A moderator will be along soon to help you out... Wellcome to FF! Nice to have you here... Its an amazing place full of people who will surport you as much as possible..

Take care
Natalie xxxxx


----------



## TwiceBlessed (Nov 8, 2006)

Hi Tanisha.

So sorry to read of you not getting to EC, I got to EC but not to ET in my first cycle, so I can kind of empathise.

Im not a mod but might be able to point you in a few directions of places to look into/post.

I think this it the right place for people at your hospital?? (sorry my geography is rubbish north of Watford....)

Calderdale and Huddersfield hospital

http://www.fertilityfriends.co.uk/forum/index.php?topic=127279.0

Also look at these places

ICSI general chit chat

http://www.fertilityfriends.co.uk/forum/index.php?board=31.0

Negative cycle

http://www.fertilityfriends.co.uk/forum/index.php?board=42.0

Male factors

http://www.fertilityfriends.co.uk/forum/index.php?board=35.0

PCOS

http://www.fertilityfriends.co.uk/forum/index.php?board=13.0

I am sure a mod will be on with more links for you.

Wishing you all the best and welcome to FF.


----------



## emsy25 (Mar 18, 2005)

Hi,

Just wanted to say hello and welcome.

Emma
x x x x


----------



## DizziSquirrel (Feb 15, 2005)

& Welcome to FF  Tanisha   
I am so sorry hun to read your post, I have had 4 attempts now and only got to EC once (over a decade ago)
Can you explain what happened on your cycle - the meds and response and what the clinic said 
I know you have PCOS and that can make it difficult to concieve but not Impossible, obviously with male factor issues you will need IVF/ICSI I hope that with some support and knowledge your able to move forward to another cycle and a better response.

EBW has given you some wonderful advice and links, be sure to check them out.
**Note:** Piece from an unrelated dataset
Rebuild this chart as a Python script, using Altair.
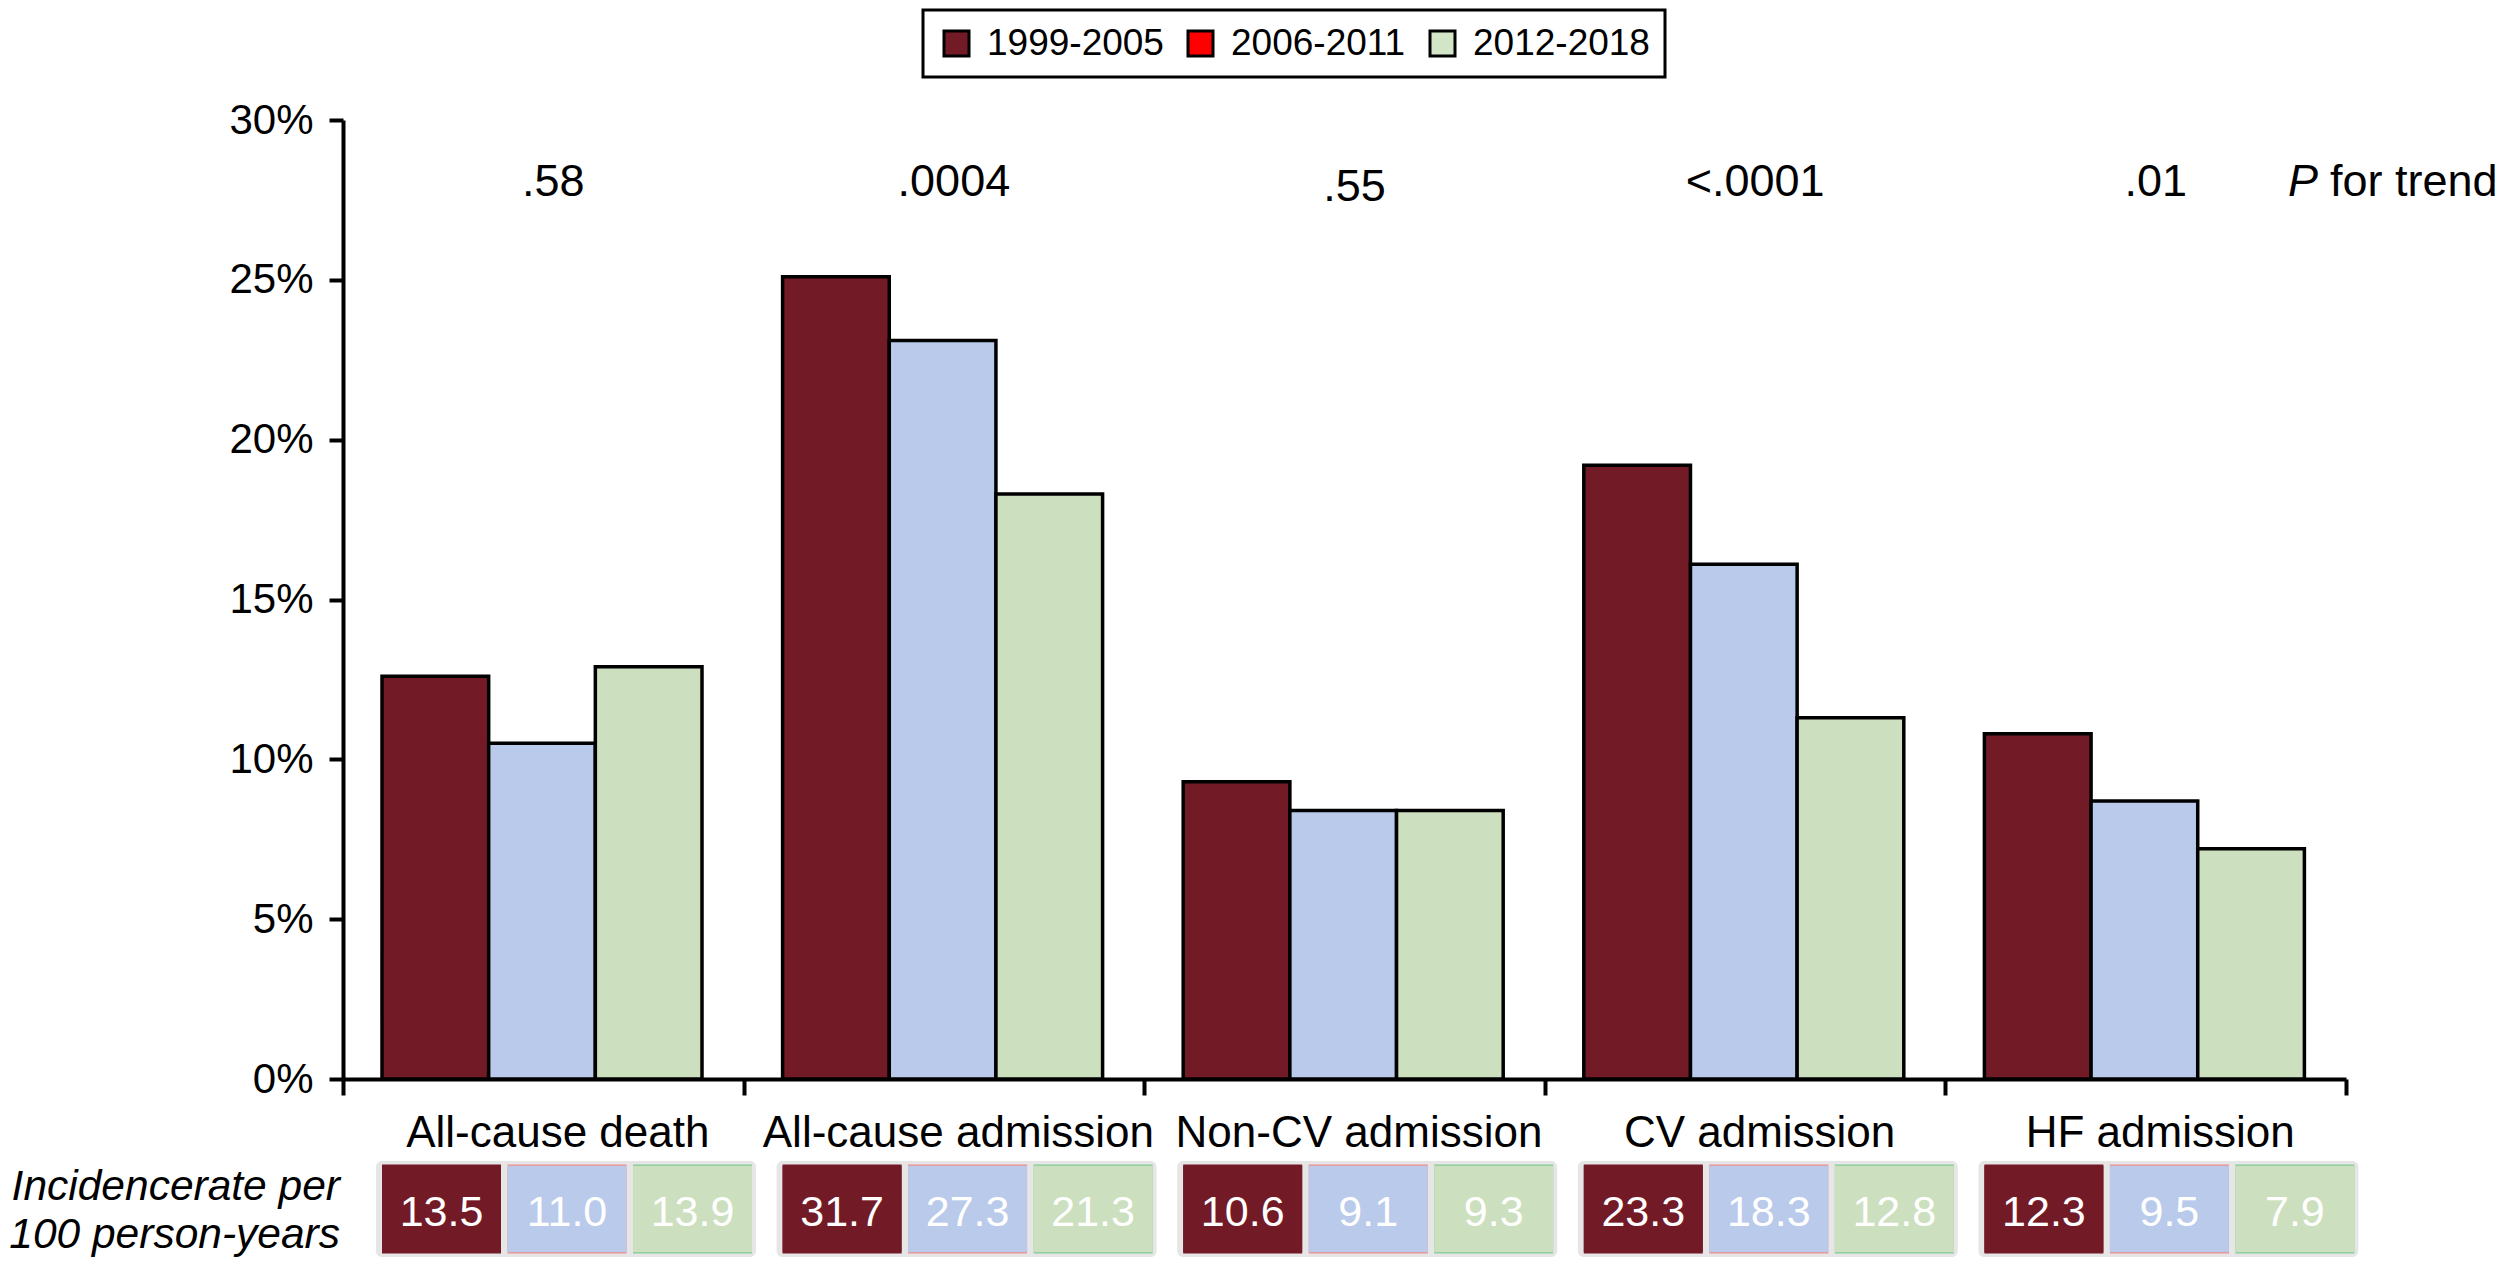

I would encourage you to post in these areas to build friendships and support from members who really do have an understanding of your situation,
there is a thread for poor responders too, which I know you will be welcome on 

http://www.fertilityfriends.co.uk/forum/index.php?topic=129036.msg1903474#msg1903474

Wednesday Nights is Newbie night in the Chatroom too
CLICK HERE FOR MORE INFORMATION

To make the site easier to navigate click on the index tab at the top of any page - pink hearts mean there is something new within the board you have not read/looked at and if you scroll right down you will see the last ten posts from all over FF all are clickable  if you refresh this page (f5) it will update the last ten posts as well as the boards/threads and who's online!!!
take some time to look at the *help tab* too 

Check out the *Locations boards* for where you live & a site search for your *clinic* 

Wishing you Friendship  &    


If you need any help just ask! 
~Dizzi~


----------



## Kamac80 (Nov 24, 2005)

Hi tanisha and welcome to the site 

You have come to a fantastic place full of advice and support.

Im sorry to hear your treatment had to be stopped. I hope everything works out for you in the future.

Kate xx​


----------



## Caz (Jul 21, 2002)

Hello tanisha, welcome to Fertility Friends. 

I am sorry you didn't manage to get to EC last time.  What happened that prevented it? 
Please do take heart that the first cycle is always a little bit hit and miss, medication wise (especially if you have PCOS) and your clinic will have learnt loads from this and be able to adjust your protocol to suit better next time.

Wishing you lots of luck.   

C~x


----------



## Damelottie (Jul 26, 2005)

Hello Tanish

So sorry to hear your treatment cycle had to stop.  

I hope you find it helpful on ff
Emma


----------



## kellyjayne (Jan 27, 2008)

Hi,
Just wanted to say I know how you feel, our first Icsi, was a no no. Got to EC, 7 collected only 4 were suitable for procedure, but none fertilized. We have a review appointment with our consultant on 2nd April and will hopefully do ICSI #2 this year!?
All the best for the future,
Love Kelly x x x x x


----------



## Loubie101 (Aug 20, 2005)

Hi Tanisha, I just wanted to say hello and welcome to FF   Also, I'm really sorry to hear your first attempt didn't work and wanted to wish you every success for future tx  

xx


----------